Si la frivolidad fuese estúpida ¿no tendríamos que juzgar inútiles también a todos los personajes que la han ejercido de manera oscura, ignorando sus méritos? ¿Y si ser frívolo es lo verdaderamente real? Así como se ha propuesto con las drogas, yo creo que hay que legalizar la posibilidad de ser superficial. Al menos así no seríamos testigos de la aberración más embarazosa de la frivolidad: tratar de no ser frívolo.
De esta perversión nacen las preguntas elaboradas en los concursos de belleza, guiadas por esa molesta idea de que las reinas deben ser inteligentes, como si no hubiesen ido a una competencia de belleza sino a un torneo de ajedrez, como si alguien todavía creyera que si se aparecieran usando lentes y hablando de la caza de ballenas, del teorema de Fermat o de la velocidad de expansión del universo, tuviesen la mínima probabilidad de ganar.

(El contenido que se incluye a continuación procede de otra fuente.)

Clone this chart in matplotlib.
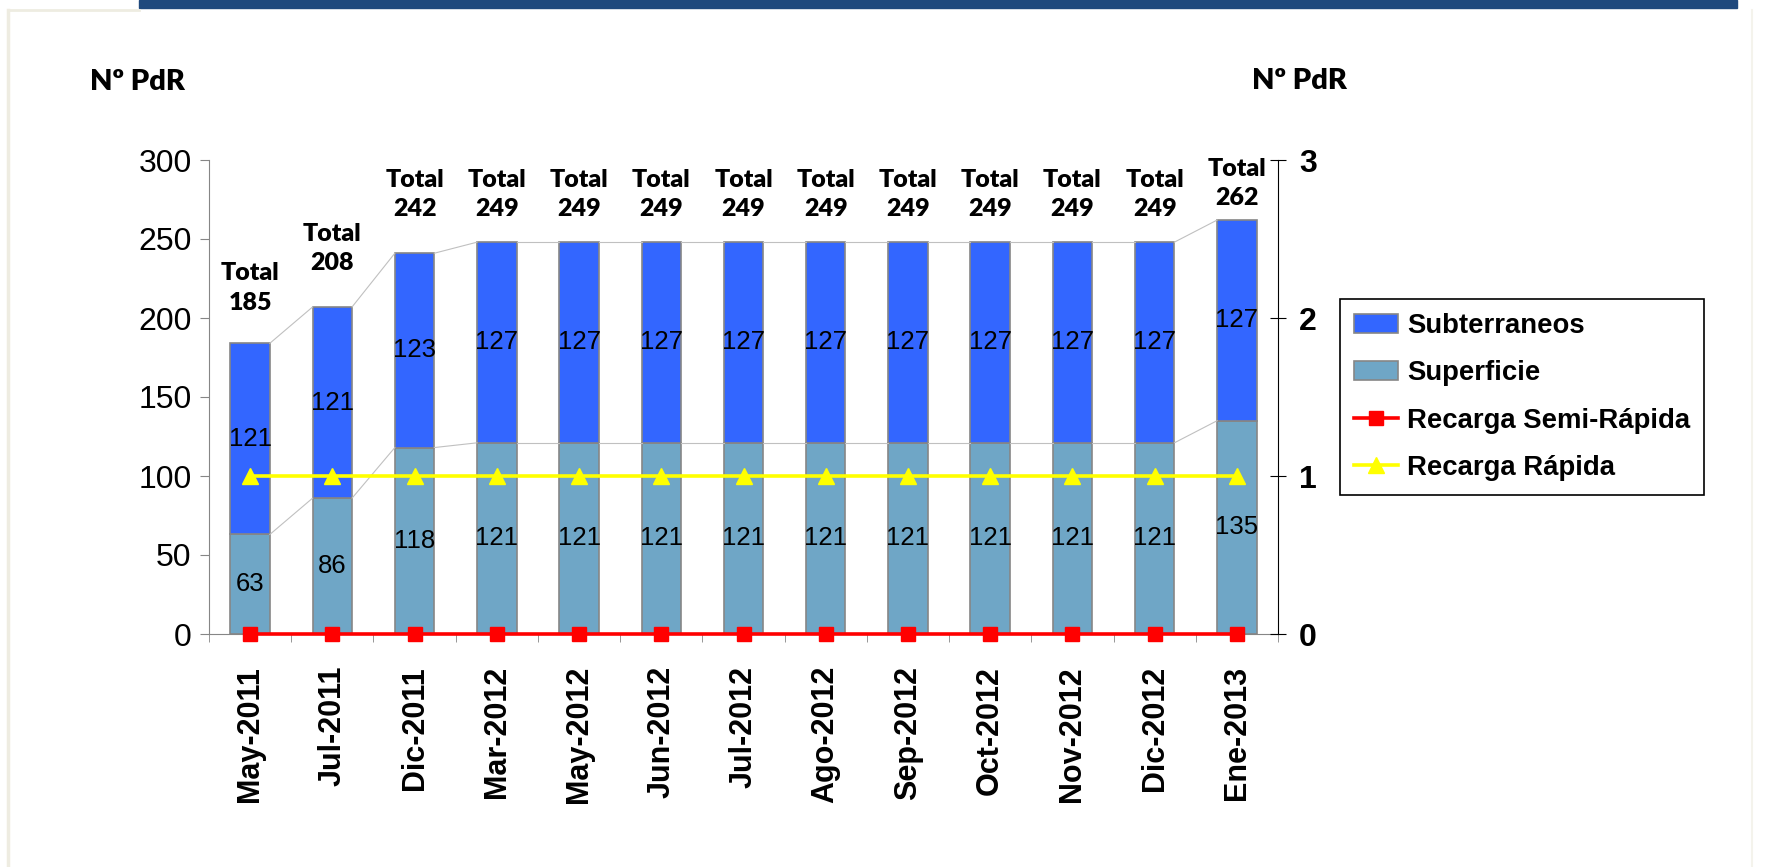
import matplotlib.pyplot as plt
from matplotlib.patches import Rectangle
from matplotlib.lines import Line2D

months = ['May-2011', 'Jul-2011', 'Dic-2011', 'Mar-2012', 'May-2012', 'Jun-2012',
          'Jul-2012', 'Ago-2012', 'Sep-2012', 'Oct-2012', 'Nov-2012', 'Dic-2012', 'Ene-2013']
superficie = [63, 86, 118, 121, 121, 121, 121, 121, 121, 121, 121, 121, 135]
subterraneos = [121, 121, 123, 127, 127, 127, 127, 127, 127, 127, 127, 127, 127]
totales = [185, 208, 242, 249, 249, 249, 249, 249, 249, 249, 249, 249, 262]
semi_rapida = [0] * 13
rapida = [1] * 13

# where the "Total" labels sit (left axis units)
total_label_y = [219, 244, 278, 278, 278, 278, 278, 278, 278, 278, 278, 278, 285]

W, H = 1768, 867
fig = plt.figure(figsize=(W / 100, H / 100), dpi=100)
fig.patch.set_facecolor('white')

# frame decoration
fig.patches.append(Rectangle((139 / W, 1 - 8 / H), (1737 - 139) / W, 8 / H,
                             transform=fig.transFigure, color='#1F497D', zorder=0))
fig.add_artist(Line2D([8 / W, 8 / W], [0, 1 - 10 / H], color='#EEECE1', lw=2.5))
fig.add_artist(Line2D([8 / W, 139 / W], [1 - 10 / H, 1 - 10 / H], color='#EEECE1', lw=2))
fig.add_artist(Line2D([1752 / W, 1752 / W], [0, 1 - 10 / H], color='#F4F3EC', lw=1.5))

ax = fig.add_axes([209 / W, (H - 634) / H, 1069 / W, 474 / H])
ax2 = ax.twinx()

x = list(range(len(months)))
w = 0.48
gray = '#868686'
b1 = ax.bar(x, superficie, w, color='#6FA6C6', edgecolor=gray, linewidth=1.2, label='Superficie')
b2 = ax.bar(x, subterraneos, w, bottom=superficie, color='#3366FF', edgecolor=gray,
            linewidth=1.2, label='Subterraneos')

tops = [a + b for a, b in zip(superficie, subterraneos)]
for i in range(len(x) - 1):
    ax.plot([i + w / 2, i + 1 - w / 2], [superficie[i], superficie[i + 1]], color='#C0C0C0', lw=0.8, zorder=1)
    ax.plot([i + w / 2, i + 1 - w / 2], [tops[i], tops[i + 1]], color='#C0C0C0', lw=0.8, zorder=1)

for i in x:
    ax.text(i, superficie[i] / 2, str(superficie[i]), ha='center', va='center',
            fontsize=18.5, family='Liberation Sans')
    ax.text(i, superficie[i] + subterraneos[i] / 2, str(subterraneos[i]), ha='center', va='center',
            fontsize=18.5, family='Liberation Sans')
    ax.text(i, total_label_y[i], 'Total\n%d' % totales[i], ha='center', va='center',
            fontsize=18, fontweight='heavy', family='Lato', linespacing=1.4)

l1, = ax2.plot(x, semi_rapida, color='#FF0000', lw=2.6, marker='s', markersize=9.5,
               clip_on=False, label='Recarga Semi-Rápida')
l2, = ax2.plot(x, rapida, color='#FFFF00', lw=2.6, marker='^', markersize=11,
               clip_on=False, label='Recarga Rápida')

ax.set_xlim(-0.5, 12.5)
ax.set_ylim(0, 300)
ax2.set_ylim(0, 3)

ax.set_yticks([0, 50, 100, 150, 200, 250, 300])
ax.tick_params(axis='y', direction='out', length=6.5, color=gray, labelsize=23, pad=6)
for t in ax.get_yticklabels():
    t.set_family('Liberation Sans')

ax.set_xticks(x)
ax.set_xticklabels(months, rotation=90, fontsize=22, fontweight='bold', family='Liberation Sans')
ax.set_xticks([i - 0.5 for i in range(len(x) + 1)], minor=True)
ax.tick_params(axis='x', which='major', length=0, pad=23)
ax.tick_params(axis='x', which='minor', direction='out', length=6, color=gray)

ax2.set_yticks([0, 1, 2, 3])
ax2.tick_params(axis='y', direction='inout', length=12, color='black', labelsize=23, pad=9)
for t in ax2.get_yticklabels():
    t.set_family('Liberation Sans')
    t.set_fontweight('bold')

for s in ['top', 'right']:
    ax.spines[s].set_visible(False)
ax.spines['left'].set_color(gray)
ax.spines['bottom'].set_color(gray)
for s in ['top', 'left', 'bottom']:
    ax2.spines[s].set_visible(False)
ax2.spines['right'].set_color('black')

fig.text(90 / W, 1 - 82 / H, 'Nº PdR', fontsize=21, fontweight='heavy', family='Lato', va='center')
fig.text(1252 / W, 1 - 81 / H, 'Nº PdR', fontsize=21, fontweight='heavy', family='Lato', va='center')

leg = ax2.legend([b2, b1, l1, l2], ['Subterraneos', 'Superficie', 'Recarga Semi-Rápida', 'Recarga Rápida'],
                 loc='upper left', bbox_to_anchor=(1340 / W, 1 - 299 / H), bbox_transform=fig.transFigure,
                 prop={'family': 'Liberation Sans', 'weight': 'bold', 'size': 19.8},
                 fancybox=False, framealpha=1, edgecolor='black', borderaxespad=0,
                 handlelength=1.6, handleheight=0.7, labelspacing=0.78, handletextpad=0.35,
                 borderpad=0.5)
leg.get_frame().set_linewidth(1.2)

fig.savefig('out.png', dpi=100)
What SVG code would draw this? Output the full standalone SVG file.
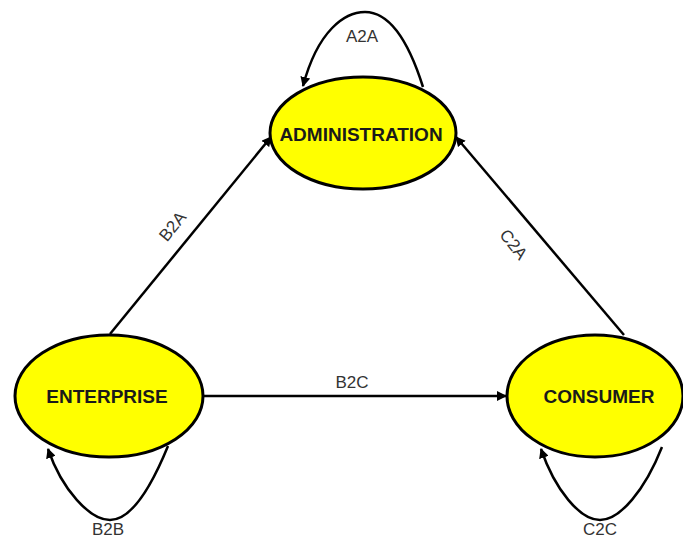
<svg xmlns="http://www.w3.org/2000/svg" width="683" height="539" viewBox="0 0 683 539">
  <style>
    .node ellipse { fill: #ffff00; stroke: #000; stroke-width: 3; }
    .node text { font-family: "Liberation Sans", Arial, sans-serif; font-weight: bold; font-size: 19px; fill: #1a1a1a; text-anchor: middle; }
    .edge { fill: none; stroke: #000; stroke-width: 2.5; marker-end: url(#arrow); }
    .lbl { font-family: "Liberation Sans", Arial, sans-serif; font-size: 17px; fill: #333; text-anchor: middle; }
  </style>
  <defs>
    <marker id="arrow" viewBox="0 0 10 10" refX="9" refY="5" markerWidth="4" markerHeight="4" orient="auto" markerUnits="strokeWidth">
      <path d="M0,0 L10,5 L0,10 z" fill="#000"/>
    </marker>
  </defs>
  <rect width="683" height="539" fill="#fff"/>

  <g id="connectors">
    <!-- B2A -->
    <line class="edge" x1="110" y1="334" x2="271" y2="137"/>
    <!-- C2A -->
    <line class="edge" x1="624" y1="335" x2="456" y2="137"/>
    <!-- B2C -->
    <line class="edge" x1="203" y1="396" x2="506" y2="396"/>
    <!-- A2A loop -->
    <path class="edge" d="M423,87 C405,30 385,12 365,12 C345,12 318,30 303,86"/>
    <!-- B2B loop -->
    <path class="edge" d="M168,446 C150,490 130,520 110,520 C90,520 62,490 48,449"/>
    <!-- C2C loop -->
    <path class="edge" d="M662,447 C645,490 620,520 600,520 C580,520 555,490 541,449"/>
    <text class="lbl" x="362" y="42">A2A</text>
    <text class="lbl" transform="translate(177,230) rotate(-51)">B2A</text>
    <text class="lbl" transform="translate(509,248) rotate(52)">C2A</text>
    <text class="lbl" x="352" y="388">B2C</text>
    <text class="lbl" x="108" y="535">B2B</text>
    <text class="lbl" x="600" y="535">C2C</text>
  </g>

  <g id="administration" class="node">
    <ellipse cx="363" cy="133" rx="93" ry="56"/>
    <text x="361" y="141">ADMINISTRATION</text>
  </g>
  <g id="enterprise" class="node">
    <ellipse cx="109" cy="396" rx="94" ry="61"/>
    <text x="107" y="403">ENTERPRISE</text>
  </g>
  <g id="consumer" class="node">
    <ellipse cx="595" cy="396" rx="88" ry="61"/>
    <text x="599" y="403">CONSUMER</text>
  </g>
</svg>
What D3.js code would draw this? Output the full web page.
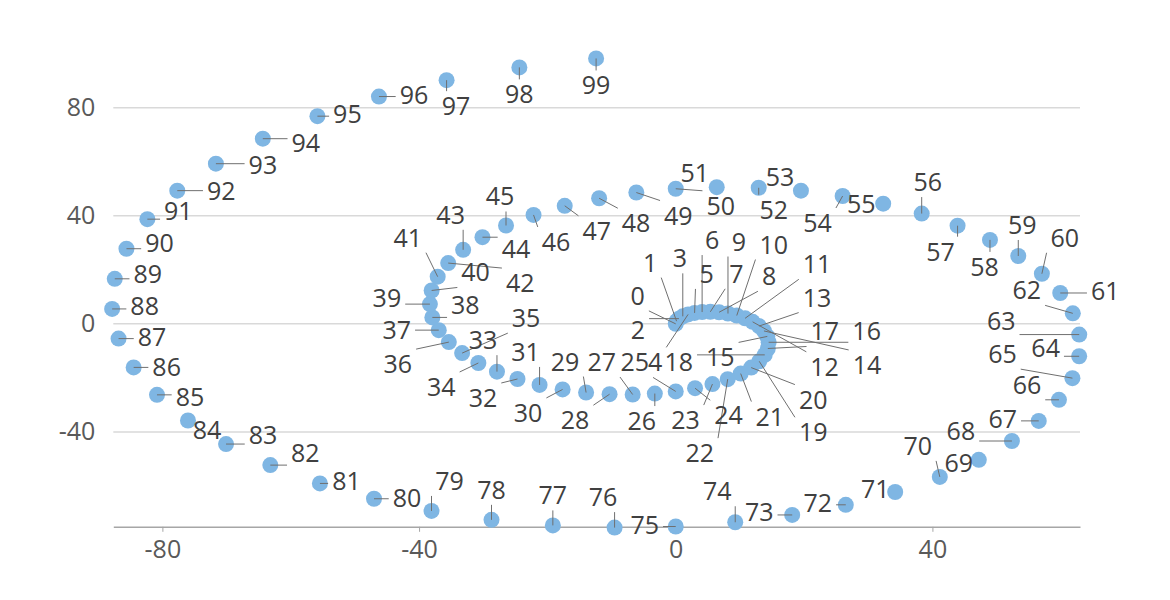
<!DOCTYPE html>
<html><head><meta charset="utf-8">
<script src="https://cdn.jsdelivr.net/npm/d3@7"></script>
<style>body{margin:0;background:#fff}svg{display:block}</style>
</head><body><svg id="c" width="1170" height="600"></svg>
<script>
const xValues = [0, 0.13, 0.50, 1.10, 1.93, 2.94, 4.11, 5.39, 6.75, 8.14,
  9.51, 10.81, 11.98, 12.97, 13.75, 14.27, 14.48, 14.35, 13.87, 13.01,
  11.76, 10.12, 8.10, 5.72, 3.01, 0, -3.26, -6.71, -10.31, -13.97,
  -17.63, -21.22, -24.66, -27.86, -30.76, -33.29, -35.36, -36.93, -37.93, -38.31,
  -38.04, -37.10, -35.46, -33.13, -30.12, -26.45, -22.16, -17.30, -11.94, -6.14,
  0, 6.39, 12.93, 19.51, 26.01, 32.33, 38.33, 43.92, 48.97, 53.38,
  57.06, 59.92, 61.88, 62.88, 62.87, 61.82, 59.72, 56.57, 52.39, 47.23,
  41.15, 34.20, 26.50, 18.15, 9.27, 0, -9.53, -19.15, -28.71, -38.06,
  -47.02, -55.45, -63.18, -70.08, -76.01, -80.84, -84.48, -86.83, -87.83, -87.42,
  -85.60, -82.34, -77.68, -71.66, -64.35, -55.84, -46.25, -35.71, -24.37, -12.41];
const yValues = [0, 0.99, 1.94, 2.79, 3.51, 4.05, 4.37, 4.46, 4.29, 3.83,
  3.09, 2.06, 0.75, -0.82, -2.62, -4.64, -6.81, -9.11, -11.47, -13.85,
  -16.18, -18.40, -20.46, -22.28, -23.81, -25, -25.79, -26.15, -26.03, -25.41,
  -24.27, -22.60, -20.40, -17.68, -14.48, -10.82, -6.75, -2.32, 2.39, 7.31,
  12.36, 17.46, 22.50, 27.41, 32.07, 36.41, 40.31, 43.70, 46.49, 48.61,
  50, 50.60, 50.37, 49.28, 47.32, 44.50, 40.82, 36.33, 31.08, 25.12,
  18.54, 11.43, 3.89, -3.96, -11.99, -20.09, -28.10, -35.90, -43.35, -50.30,
  -56.63, -62.22, -66.96, -70.71, -73.42, -75, -75.40, -74.58, -72.52, -69.23,
  -64.72, -59.05, -52.27, -44.48, -35.77, -26.27, -16.11, -5.46, 5.53, 16.68,
  27.81, 38.75, 49.30, 59.28, 68.53, 76.86, 84.13, 90.19, 94.92, 98.22];
const pointLabels = ["0","1","2","3","4","5","6","7","8","9",
  "10","11","12","13","14","15","16","17","18","19",
  "20","21","22","23","24","25","26","27","28","29",
  "30","31","32","33","34","35","36","37","38","39",
  "40","41","42","43","44","45","46","47","48","49",
  "50","51","52","53","54","55","56","57","58","59",
  "60","61","62","63","64","65","66","67","68","69",
  "70","71","72","73","74","75","76","77","78","79",
  "80","81","82","83","84","85","86","87","88","89",
  "90","91","92","93","94","95","96","97","98","99"];
const xTicks = [-80, -40, 0, 40];
const yTicks = [-40, 0, 40, 80];

// label placement (pixel offsets of each label centre from its marker)
const labelOffsets = [
  [-38,-28],[-26.5,-58.6],[-41,11],[-3,-58],[-33,48],[12,-39],[10,-72],[26,-38],[50,-36],[11,-72],
  [37,-71],[72,-54],[72,45],[58,-28.5],[103,34],[-47,21],[98,-11],[57,-17],[-86,7],[54,71],
  [62,32],[29,43],[-28,74],[-27,36],[33.5,27],[-41,-29],[-13,27.5],[-31,-32.5],[-34.5,26],[-21,-31],
  [-34.5,23.5],[-14,-33],[-34.5,19],[-14,-31.5],[-37,24],[64,-35],[-51,22],[-42,0],[33,-12],[-43,-6],
  [44,-18],[-30,-39],[72,20],[-12.5,-35],[33.5,12],[-6,-29],[22.5,27],[32,25],[37,25],[42,23],
  [45,17],[-22,-14.5],[15,22],[-21,-14],[-25,27],[-22,0],[6,-31.5],[-17,26],[-5.5,27],[4,-31],
  [23,-36],[45,-1.5],[-46,-23],[-78,-13.5],[-33.5,-8],[-70,-24],[-32,-15],[-36,-2],[-51,-10.5],[-20,3],
  [-22,-31],[-20,-2.5],[-28,-2],[-33,-2.5],[-18,-31],[-31,-2],[-11.5,-30.5],[0,-30],[0,-30],[18,-30],
  [33,-1],[26.5,-2],[35,-12],[37,-9.5],[19,9],[33,2],[33,0],[33.5,-2],[32.5,-3],[33,-4.5],
  [33,-5.5],[31,-8],[44,0],[47,1.5],[43,4.5],[30,-2],[35,-2],[9.5,26],[0,27],[0,27]];

const FONT = "'Open Sans', 'Noto Sans', sans-serif";
const FS = 25;
const svg = d3.select('#c');
const x = d3.scaleLinear().domain([-87.65, 63]).range([113.3, 1080]);
const y = d3.scaleLinear().domain([-75.1, 80]).range([526.8, 107.7]);

// gridlines
svg.append('g').selectAll('line').data(yTicks).join('line')
  .attr('x1', x.range()[0]).attr('x2', x.range()[1])
  .attr('y1', d => y(d)).attr('y2', d => y(d))
  .attr('stroke', '#d9d9d9').attr('stroke-width', 1.5);

// x axis
const gx = svg.append('g').attr('transform', `translate(0,${y.range()[0]})`)
  .call(d3.axisBottom(x).tickValues(xTicks).tickSize(5).tickSizeOuter(0).tickPadding(8).tickFormat(d => String(d)));
gx.select('.domain').attr('stroke', '#a6a6a6').attr('stroke-width', 1.5);
gx.selectAll('.tick line').attr('stroke', '#a6a6a6');
gx.selectAll('text').attr('fill', '#595959').style('font-family', FONT).style('font-size', FS + 'px');

// y axis
const gy = svg.append('g').attr('transform', `translate(${x.range()[0]},0)`)
  .call(d3.axisLeft(y).tickValues(yTicks).tickSize(0).tickPadding(18).tickFormat(d => String(d)));
gy.select('.domain').remove();
gy.selectAll('text').attr('fill', '#595959').style('font-family', FONT).style('font-size', FS + 'px');

// markers
const pts = xValues.map((v, i) => ({i, px: x(v), py: y(yValues[i]), label: pointLabels[i]}));
svg.append('g').selectAll('circle').data(pts).join('circle')
  .attr('cx', d => d.px).attr('cy', d => d.py).attr('r', 8)
  .attr('fill', '#7fb6e3');

// labels + leader lines
const gLines = svg.append('g');
const gLabels = svg.append('g');
pts.forEach(d => {
  const [dx, dy] = labelOffsets[d.i];
  const cx = d.px + dx, cy = d.py + dy;
  const t = gLabels.append('text')
    .attr('x', cx).attr('y', cy).attr('dy', '0.36em')
    .attr('text-anchor', 'middle')
    .attr('fill', '#404040')
    .style('font-family', FONT).style('font-size', FS + 'px')
    .text(d.label);
  const w = t.node().getComputedTextLength();
  const padX = 4, padY = 6, h = 18;
  const x0 = cx - w / 2 - padX, x1 = cx + w / 2 + padX;
  const y0 = cy - h / 2 - padY, y1 = cy + h / 2 + padY;
  const nx = Math.max(x0, Math.min(x1, d.px));
  const ny = Math.max(y0, Math.min(y1, d.py));
  const dist = Math.hypot(nx - d.px, ny - d.py);
  if (dist > 6) {
    gLines.append('line')
      .attr('x1', d.px).attr('y1', d.py).attr('x2', nx).attr('y2', ny)
      .attr('stroke', '#6f6f6f').attr('stroke-width', 1);
  }
});
</script>
</body></html>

De aquélla perversión nace también la idea de que quien no habla de temas “profundos” y “serios” (¿política? ¿Economía?) No es inteligente o, mejor aún, es frívolo.
Es por eso que tanta gente sucumbe cada día ante la tentación de adornar sus discursos con términos desconocidos que por lo general remiten al diccionario y permiten descubrir palabras vírgenes para el común de los hombres porque no han sido usadas más que por quién las creó y quien se ufana al pronunciarlas en ese momento. Confieso que una vez traté de seguir éste método pero por problemas de memoria (¿Alzheimer precoz?) no conseguía recordar las palabras que había aprendido; hoy las recuerdo pero ya olvidé lo que significan. Dentro de ésta categoría estaban las muy jurídicas “otrora”, “Ibídem”, “Sic” y, por supuesto, el odiado y horrible “Verbigracia”. También están “sempiterno”, “amanuense”, entre otras.
Y como la idea es ser frívolo, dejaré de escribir porque ya me aburrí de Talleyrand, de Bill Clinton y del vestido de la Reina de Inglaterra.